Special items that move through their own programs

Some items move through separate county programs rather than the standard trash line. Appliances are accepted without charge, and freon is extracted before they are sent off-site for recycling. The county says the appliance and metal program processes about 500 tons a year.

Electronics have been accepted at the convenience center since July 2009, and the county lists a broad mix of devices, from computers and monitors to microwaves, printers, cell phones, batteries, stereos, cords and chargers. A tipping fee of $42 per ton applies.

Tires and yard waste have their own paths too. The county says it processes about 1,800 tons of tires a year and charges $76 per ton for ineligible tires, though homeowners can bring five tires off the rims for free, and eligible retail tires with proper scrap-tire documentation may also qualify for no charge. Yard waste, including trees, stumps and leaves, is shredded into mulch that the county reuses on-site for roads after weather events.

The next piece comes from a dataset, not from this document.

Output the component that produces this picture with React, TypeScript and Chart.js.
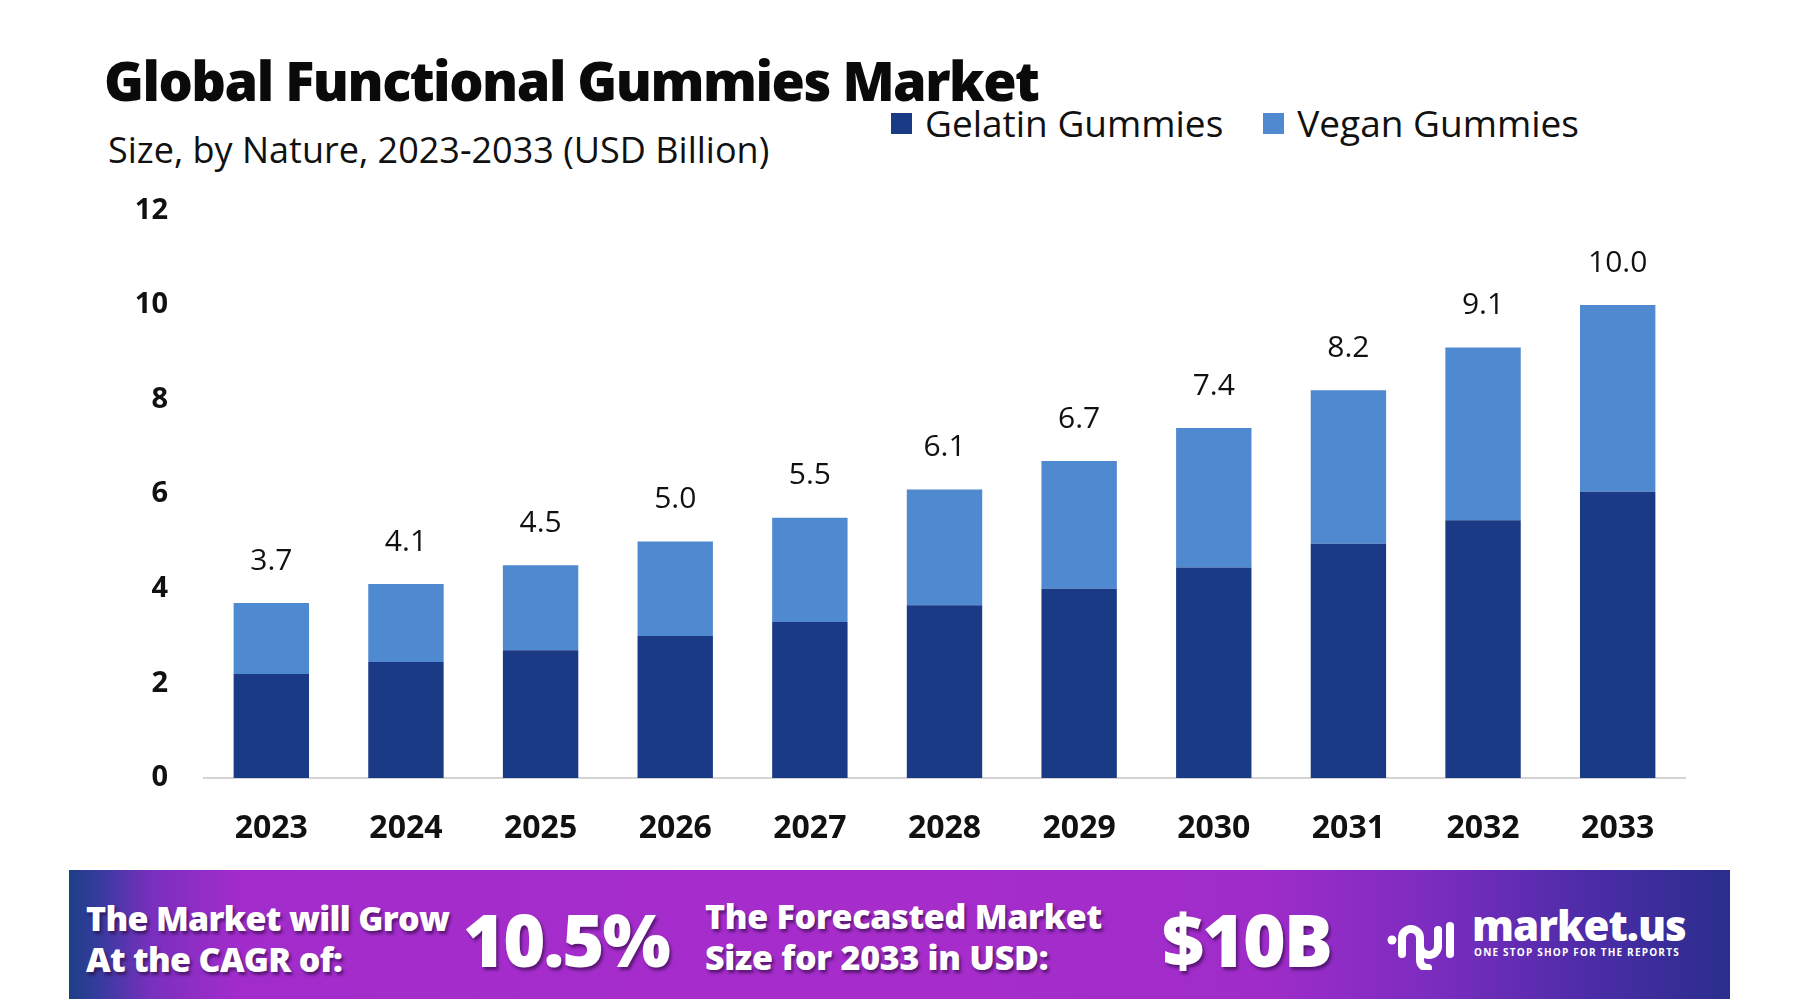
import React, { useEffect, useRef } from "react";
import { Chart, registerables } from "chart.js";

Chart.register(...registerables);

const years = ["2023", "2024", "2025", "2026", "2027", "2028", "2029", "2030", "2031", "2032", "2033"];
const gelatin = [2.2, 2.45, 2.7, 3.0, 3.3, 3.65, 4.0, 4.45, 4.95, 5.45, 6.05];
const vegan = [1.5, 1.65, 1.8, 2.0, 2.2, 2.45, 2.7, 2.95, 3.25, 3.65, 3.95];
const totalLabels = ["3.7", "4.1", "4.5", "5.0", "5.5", "6.1", "6.7", "7.4", "8.2", "9.1", "10.0"];
const yMin = 0;
const yMax = 12;
const yStep = 2;

const GELATIN_COLOR = "#1a3a85";
const VEGAN_COLOR = "#4f89cf";
const FONT = '"Open Sans", "DejaVu Sans", sans-serif';

const totalsPlugin = {
  id: "totals",
  afterDatasetsDraw(chart: any) {
    const { ctx, scales } = chart;
    const x = scales.x;
    const y = scales.y;
    ctx.save();
    ctx.font = `400 30px ${FONT}`;
    ctx.fillStyle = "#111111";
    ctx.textAlign = "center";
    ctx.textBaseline = "middle";
    years.forEach((_, i) => {
      const tot = gelatin[i] + vegan[i];
      ctx.fillText(totalLabels[i], x.getPixelForValue(i), y.getPixelForValue(tot) - 42);
    });
    ctx.restore();
  },
};

function LogoIcon() {
  return (
    <svg width="72" height="60" viewBox="0 0 72 60" style={{ position: "absolute", left: 1386, top: 910 }}>
      <circle cx="6" cy="30" r="4.5" fill="#fff" />
      <path d="M16 44 V28 a9 9 0 0 1 18 0 V36 a9 9 0 0 0 18 0 V20" stroke="#fff" strokeWidth="8" fill="none" strokeLinecap="round" />
      <path d="M64 16 V44" stroke="#fff" strokeWidth="8" fill="none" strokeLinecap="round" />
      <path d="M34 36 V50 a8 8 0 0 0 8 8" stroke="#fff" strokeWidth="8" fill="none" strokeLinecap="round" />
    </svg>
  );
}

export default function App() {
  const canvasRef = useRef<HTMLCanvasElement | null>(null);

  useEffect(() => {
    document.body.style.margin = "0";
    const canvas = canvasRef.current;
    if (!canvas) return;
    const chart = new Chart(canvas, {
      type: "bar",
      data: {
        labels: years,
        datasets: [
          {
            label: "Gelatin Gummies",
            data: gelatin,
            backgroundColor: GELATIN_COLOR,
            categoryPercentage: 1,
            barPercentage: 0.56,
          },
          {
            label: "Vegan Gummies",
            data: vegan,
            backgroundColor: VEGAN_COLOR,
            categoryPercentage: 1,
            barPercentage: 0.56,
          },
        ],
      },
      options: {
        animation: false,
        responsive: false,
        maintainAspectRatio: false,
        layout: { padding: { left: 0, right: 115, top: 0, bottom: 0 } },
        plugins: {
          legend: { display: false },
          tooltip: { enabled: false },
          title: { display: false },
        },
        scales: {
          x: {
            stacked: true,
            grid: { display: false, drawTicks: false },
            border: { display: true, color: "#d4d4d4", width: 2 },
            ticks: {
              font: { family: FONT, size: 32, weight: "bold" },
              color: "#111111",
              padding: 32,
            },
            afterFit(s: any) {
              s.height = 82;
            },
          },
          y: {
            stacked: true,
            min: yMin,
            max: yMax,
            grid: { display: false, drawTicks: false },
            border: { display: false },
            ticks: {
              stepSize: yStep,
              font: { family: FONT, size: 29, weight: "bold" },
              color: "#111111",
              padding: 36,
            },
            afterFit(s: any) {
              s.width = 204;
            },
          },
        },
      },
      plugins: [totalsPlugin],
    });
    return () => chart.destroy();
  }, []);

  const bannerText: React.CSSProperties = {
    position: "absolute",
    color: "#ffffff",
    fontFamily: FONT,
    fontWeight: 800,
    whiteSpace: "nowrap",
    textShadow: "2px 3px 3px rgba(40,10,60,0.6)",
  };

  return (
    <div style={{ position: "absolute", left: 0, top: 0, width: 1800, height: 999, background: "#ffffff", overflow: "hidden", fontFamily: FONT }}>
      <div style={{ position: "absolute", left: 104, top: 46, fontSize: 54, fontWeight: 800, letterSpacing: -1.5, color: "#0a0a0a", whiteSpace: "nowrap", lineHeight: "68px" }}>
        Global Functional Gummies Market
      </div>
      <div style={{ position: "absolute", left: 108, top: 130, fontSize: 36, fontWeight: 400, color: "#111", whiteSpace: "nowrap", lineHeight: "40px" }}>
        Size, by Nature, 2023-2033 (USD Billion)
      </div>
      <div style={{ position: "absolute", left: 891, top: 103, display: "flex", alignItems: "center", whiteSpace: "nowrap", fontSize: 37, color: "#111", lineHeight: "40px" }}>
        <span style={{ display: "inline-block", width: 21, height: 21, background: GELATIN_COLOR, marginRight: 13 }} />
        <span>Gelatin Gummies</span>
        <span style={{ display: "inline-block", width: 21, height: 21, background: VEGAN_COLOR, marginLeft: 40, marginRight: 13 }} />
        <span>Vegan Gummies</span>
      </div>
      <canvas ref={canvasRef} width={1800} height={703} style={{ position: "absolute", left: 0, top: 157, width: 1800, height: 703 }} />
      <div
        style={{
          position: "absolute",
          left: 69,
          top: 870,
          width: 1661,
          height: 129,
          background:
            "linear-gradient(90deg, #1d3f86 0%, #3a3aa0 2%, #7a2fbe 5%, #a22ccb 10%, #a72dcb 50%, #9f2cc9 72%, #7c2cc0 82%, #4a2ca6 92%, #2a2e8c 100%)",
        }}
      />
      <div style={{ ...bannerText, left: 86, top: 898, fontSize: 34, lineHeight: "41px", letterSpacing: -0.7 }}>
        The Market will Grow
        <br />
        At the CAGR of:
      </div>
      <div style={{ ...bannerText, left: 463, top: 896, fontSize: 72, lineHeight: "86px", letterSpacing: -2 }}>10.5%</div>
      <div style={{ ...bannerText, left: 705, top: 896, fontSize: 34, lineHeight: "41px", letterSpacing: -0.3 }}>
        The Forecasted Market
        <br />
        Size for 2033 in USD:
      </div>
      <div style={{ ...bannerText, left: 1162, top: 896, fontSize: 73, lineHeight: "86px", letterSpacing: -2 }}>$10B</div>
      <LogoIcon />
      <div style={{ ...bannerText, left: 1472, top: 900, fontSize: 42, lineHeight: "50px", letterSpacing: -1, textShadow: "none" }}>market.us</div>
      <div style={{ ...bannerText, left: 1474, top: 946, fontSize: 10, lineHeight: "12px", fontWeight: 700, letterSpacing: 1.2, textShadow: "none" }}>
        ONE STOP SHOP FOR THE REPORTS
      </div>
    </div>
  );
}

Household hazardous waste is the most local service of all. Alamance County says it holds three one-day collection events each year, averaging more than 55,000 pounds per program, and the events are free for county residents. Accepted items include household cleaners, drain openers, toilet bowl cleaners, oven cleaners, disinfectants, solvents, thinners, shellacs, varnishes, sealers, wood preservatives, automotive fluids, pesticides, insecticides, batteries, fluorescent tubes, CFLs, latex and oil-based paint, spray paint and grill or camp-size propane cylinders. The county will not take explosives, ammunition, televisions, computers, smoke detectors, radioactive material or medical waste at those events.